With all pictures omitted, return verbatim the lines from the beginning of the records below through the line containing "years = np.arange(2000, 2024)".

= = = =

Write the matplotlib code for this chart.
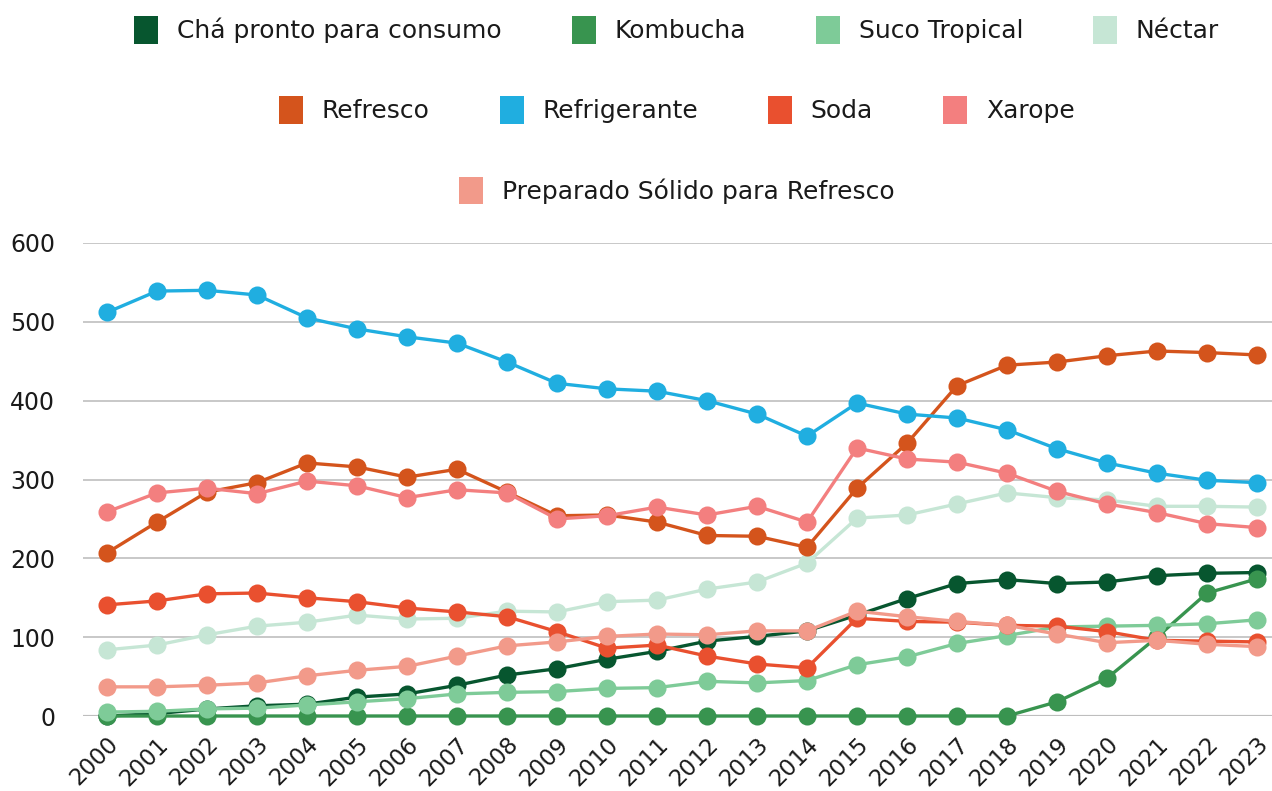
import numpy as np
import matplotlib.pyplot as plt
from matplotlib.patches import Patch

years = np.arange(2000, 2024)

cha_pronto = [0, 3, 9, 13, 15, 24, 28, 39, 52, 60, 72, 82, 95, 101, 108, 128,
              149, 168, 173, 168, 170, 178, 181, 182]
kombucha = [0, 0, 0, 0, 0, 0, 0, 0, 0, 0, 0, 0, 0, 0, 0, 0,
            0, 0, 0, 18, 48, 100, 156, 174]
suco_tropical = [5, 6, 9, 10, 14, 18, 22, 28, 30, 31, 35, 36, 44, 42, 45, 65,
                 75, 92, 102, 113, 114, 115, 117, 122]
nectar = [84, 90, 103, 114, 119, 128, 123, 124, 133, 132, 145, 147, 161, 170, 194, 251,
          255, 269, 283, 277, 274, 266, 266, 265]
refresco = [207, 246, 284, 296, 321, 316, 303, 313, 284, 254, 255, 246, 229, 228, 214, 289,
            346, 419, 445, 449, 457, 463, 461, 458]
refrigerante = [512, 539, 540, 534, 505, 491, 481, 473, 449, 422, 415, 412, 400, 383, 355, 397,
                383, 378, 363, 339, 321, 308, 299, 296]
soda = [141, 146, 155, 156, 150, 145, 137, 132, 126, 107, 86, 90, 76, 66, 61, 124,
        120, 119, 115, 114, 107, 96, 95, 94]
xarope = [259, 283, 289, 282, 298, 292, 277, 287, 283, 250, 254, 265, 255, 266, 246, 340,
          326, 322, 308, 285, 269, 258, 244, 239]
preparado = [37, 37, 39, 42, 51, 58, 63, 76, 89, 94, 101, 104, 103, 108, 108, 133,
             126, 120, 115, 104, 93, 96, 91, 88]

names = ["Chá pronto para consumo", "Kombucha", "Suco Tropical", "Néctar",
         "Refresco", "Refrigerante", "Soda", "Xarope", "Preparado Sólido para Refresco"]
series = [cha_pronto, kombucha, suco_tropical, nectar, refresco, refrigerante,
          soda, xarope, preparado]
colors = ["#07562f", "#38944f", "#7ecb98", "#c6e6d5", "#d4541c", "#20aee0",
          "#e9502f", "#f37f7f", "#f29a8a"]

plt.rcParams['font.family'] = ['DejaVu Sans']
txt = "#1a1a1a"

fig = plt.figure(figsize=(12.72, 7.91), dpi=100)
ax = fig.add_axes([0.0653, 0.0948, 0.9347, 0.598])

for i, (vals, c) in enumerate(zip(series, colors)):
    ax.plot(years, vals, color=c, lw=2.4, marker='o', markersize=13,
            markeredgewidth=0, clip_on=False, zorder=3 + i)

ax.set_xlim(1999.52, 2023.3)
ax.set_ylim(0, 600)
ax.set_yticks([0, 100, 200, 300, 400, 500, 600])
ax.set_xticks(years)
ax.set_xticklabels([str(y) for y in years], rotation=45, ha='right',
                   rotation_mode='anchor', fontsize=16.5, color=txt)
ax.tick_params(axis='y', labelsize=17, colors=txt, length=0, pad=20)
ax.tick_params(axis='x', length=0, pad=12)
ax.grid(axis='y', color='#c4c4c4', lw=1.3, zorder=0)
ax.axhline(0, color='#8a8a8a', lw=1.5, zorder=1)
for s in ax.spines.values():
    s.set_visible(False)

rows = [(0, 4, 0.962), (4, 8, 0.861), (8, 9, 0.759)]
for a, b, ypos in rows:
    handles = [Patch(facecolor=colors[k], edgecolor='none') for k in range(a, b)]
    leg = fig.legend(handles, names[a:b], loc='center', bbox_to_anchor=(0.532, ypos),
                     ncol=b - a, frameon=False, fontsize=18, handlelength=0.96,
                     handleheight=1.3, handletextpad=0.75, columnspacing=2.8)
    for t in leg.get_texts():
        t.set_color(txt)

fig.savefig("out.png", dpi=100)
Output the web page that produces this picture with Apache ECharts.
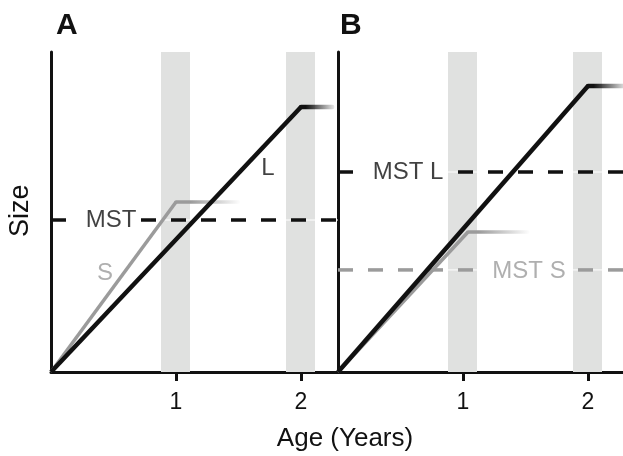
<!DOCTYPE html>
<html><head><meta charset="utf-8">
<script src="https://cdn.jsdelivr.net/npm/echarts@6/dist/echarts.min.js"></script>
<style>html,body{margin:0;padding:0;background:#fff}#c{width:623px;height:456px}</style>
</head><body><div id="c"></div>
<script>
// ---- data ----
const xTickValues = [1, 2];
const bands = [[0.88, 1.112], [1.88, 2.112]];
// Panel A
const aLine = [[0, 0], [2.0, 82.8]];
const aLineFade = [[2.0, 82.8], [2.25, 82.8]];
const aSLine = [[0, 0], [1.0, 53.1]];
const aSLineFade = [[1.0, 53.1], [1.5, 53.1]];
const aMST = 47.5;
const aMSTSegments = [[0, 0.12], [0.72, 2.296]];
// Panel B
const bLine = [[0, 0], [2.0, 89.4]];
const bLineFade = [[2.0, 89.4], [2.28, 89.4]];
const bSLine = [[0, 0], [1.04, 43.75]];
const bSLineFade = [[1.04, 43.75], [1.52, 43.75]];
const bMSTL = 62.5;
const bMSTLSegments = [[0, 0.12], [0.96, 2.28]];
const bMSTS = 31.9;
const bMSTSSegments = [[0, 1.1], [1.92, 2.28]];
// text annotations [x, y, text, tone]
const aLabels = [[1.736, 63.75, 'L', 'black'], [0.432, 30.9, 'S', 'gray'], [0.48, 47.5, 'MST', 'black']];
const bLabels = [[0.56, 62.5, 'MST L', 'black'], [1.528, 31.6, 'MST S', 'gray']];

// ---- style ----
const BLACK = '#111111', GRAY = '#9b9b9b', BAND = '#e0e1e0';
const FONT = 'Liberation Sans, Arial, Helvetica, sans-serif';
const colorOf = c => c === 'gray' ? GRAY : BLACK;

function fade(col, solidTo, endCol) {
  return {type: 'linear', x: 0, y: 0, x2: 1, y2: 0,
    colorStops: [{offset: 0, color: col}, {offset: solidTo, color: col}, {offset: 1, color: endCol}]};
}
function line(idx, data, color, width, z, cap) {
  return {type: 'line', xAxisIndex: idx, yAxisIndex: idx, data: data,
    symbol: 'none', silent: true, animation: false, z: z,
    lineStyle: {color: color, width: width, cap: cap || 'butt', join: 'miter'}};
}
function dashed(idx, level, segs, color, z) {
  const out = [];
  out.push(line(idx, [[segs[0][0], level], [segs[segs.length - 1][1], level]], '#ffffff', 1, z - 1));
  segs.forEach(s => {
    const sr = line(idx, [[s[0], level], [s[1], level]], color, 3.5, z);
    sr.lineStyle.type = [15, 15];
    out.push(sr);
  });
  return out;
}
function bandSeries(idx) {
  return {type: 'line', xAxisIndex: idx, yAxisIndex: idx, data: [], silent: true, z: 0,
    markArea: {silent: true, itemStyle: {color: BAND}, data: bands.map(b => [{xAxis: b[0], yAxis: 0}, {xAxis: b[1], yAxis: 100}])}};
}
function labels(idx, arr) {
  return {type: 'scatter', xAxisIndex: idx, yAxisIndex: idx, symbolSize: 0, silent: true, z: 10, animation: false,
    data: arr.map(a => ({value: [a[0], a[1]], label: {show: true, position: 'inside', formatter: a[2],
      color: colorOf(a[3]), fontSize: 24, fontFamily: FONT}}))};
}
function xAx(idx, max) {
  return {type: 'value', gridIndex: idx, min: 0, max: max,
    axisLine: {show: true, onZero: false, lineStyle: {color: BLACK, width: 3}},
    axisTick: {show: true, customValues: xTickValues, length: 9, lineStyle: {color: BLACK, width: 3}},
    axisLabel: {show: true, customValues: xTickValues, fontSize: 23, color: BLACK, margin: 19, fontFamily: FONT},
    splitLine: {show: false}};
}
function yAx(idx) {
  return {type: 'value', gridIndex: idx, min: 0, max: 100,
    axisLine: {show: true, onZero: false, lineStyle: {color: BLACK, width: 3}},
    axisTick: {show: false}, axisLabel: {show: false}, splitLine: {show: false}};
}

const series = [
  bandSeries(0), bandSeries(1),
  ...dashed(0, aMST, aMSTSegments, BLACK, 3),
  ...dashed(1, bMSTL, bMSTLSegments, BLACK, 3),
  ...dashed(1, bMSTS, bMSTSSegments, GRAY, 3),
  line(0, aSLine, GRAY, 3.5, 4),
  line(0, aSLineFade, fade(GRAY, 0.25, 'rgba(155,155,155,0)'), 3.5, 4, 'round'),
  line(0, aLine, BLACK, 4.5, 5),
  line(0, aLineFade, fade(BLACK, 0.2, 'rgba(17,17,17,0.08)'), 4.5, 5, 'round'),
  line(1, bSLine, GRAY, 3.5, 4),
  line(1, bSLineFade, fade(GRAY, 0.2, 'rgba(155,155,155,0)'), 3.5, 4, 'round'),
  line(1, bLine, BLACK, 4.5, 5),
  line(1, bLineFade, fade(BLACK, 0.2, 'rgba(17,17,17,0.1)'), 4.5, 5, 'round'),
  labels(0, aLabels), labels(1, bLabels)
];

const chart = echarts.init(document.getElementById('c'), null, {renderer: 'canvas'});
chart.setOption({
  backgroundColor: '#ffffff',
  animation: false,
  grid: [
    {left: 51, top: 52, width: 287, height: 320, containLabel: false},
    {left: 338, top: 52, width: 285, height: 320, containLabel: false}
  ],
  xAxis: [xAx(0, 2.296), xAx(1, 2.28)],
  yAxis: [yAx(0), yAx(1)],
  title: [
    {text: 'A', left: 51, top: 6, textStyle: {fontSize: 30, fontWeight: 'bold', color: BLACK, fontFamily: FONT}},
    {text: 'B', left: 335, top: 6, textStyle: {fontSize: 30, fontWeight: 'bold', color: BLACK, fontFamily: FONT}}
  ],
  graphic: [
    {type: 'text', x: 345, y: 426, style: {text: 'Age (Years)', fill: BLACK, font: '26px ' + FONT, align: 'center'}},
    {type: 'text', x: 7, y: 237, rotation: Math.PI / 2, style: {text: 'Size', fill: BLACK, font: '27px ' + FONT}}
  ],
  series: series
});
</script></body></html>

= = = =

* **SOLUTION FOR THIS TASK**
Write the matplotlib code for this chart.
import numpy as np
import matplotlib.pyplot as plt
from matplotlib.patches import Patch

years = np.arange(2000, 2024)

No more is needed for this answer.